Redakcja, Boxing News Online

2018-02-10

Ben Davison, nowy trener Tysona Fury'ego (25-0, 18 KO), spekuluje, że w ewentualnej bezpośredniej potyczce groźniejszy niż Anthony Joshua (20-0, 20 KO) dla jego podopiecznego byłby Deontay Wilder (39-0, 38 KO).

Joshua 31 marca do swoich pasów WBA i IBF spróbuje dorzucić jeszcze ten w wersji WBO. Ale musi uporać się z twardym Josephem Parkerem (24-0, 18 KO). Cztery tygodnie wcześniej Wilder w siódmej obronie tytułu spotka się z unikanym raczej przez innych Luisem Ortizem (28-0, 24 KO). Do końca roku wszystkie trofea powinny należeć już tylko do jednego, prawdziwego championa. A wtedy naturalnym rywalem dla zunifikowanego mistrza będzie właśnie Fury, który z tygodnia na tydzień zrzuca zbędne kilogramy. Powrót "Króla Cyganów" planowany jest wstępnie na przełomie kwietnia i maja.

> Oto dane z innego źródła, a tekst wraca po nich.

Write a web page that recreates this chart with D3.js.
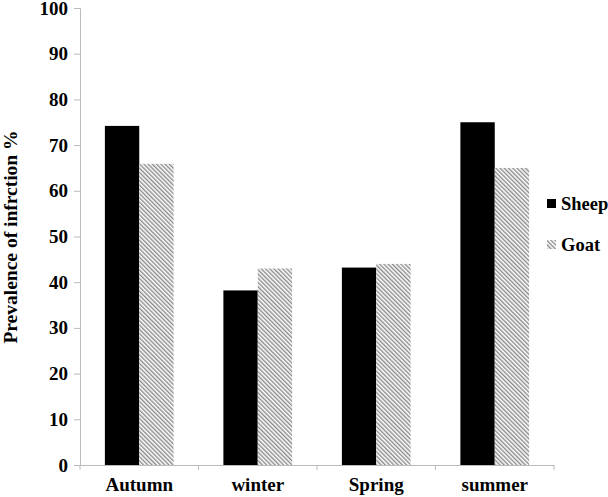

- Wszyscy chcieliby, by Tyson z marszu zaatakował tego najlepszego, ale fajnie by było, gdyby mógł stoczyć wcześniej jakieś trochę łatwiejsze walki. Trzy, może nawet cztery, zanim znów zaatakuje numer jeden. Tyson nawet przed przerwą był w ostatnich latach mało aktywny, tocząc dwie, czasem nawet jedną walkę rocznie. Duża aktywność utrzyma go w formie, a on teraz tego bardzo potrzebuje. A kiedy już przyjdzie czas na największe pojedynki, moim zdaniem Wilder będzie trudniejszym rywalem dla mojego zawodnika niż Joshua. Deontay, w przeciwieństwie do Anthony'ego, dobrze radzi sobie w defensywie nawet wtedy, gdy wywiera się na nim sporą presję. Pokazał to na przykład w starciu z Johannem Duhaupas. Nie panikował, pozostawał zrelaksowany i boksował z dystansu, wykorzystując zasięg ramion i szybkość swoich rąk. Styl robi walkę i według mnie styl Wildera będzie dla Tysona trudniejszy niż Joshuy - uważa szkoleniowiec Fury'ego.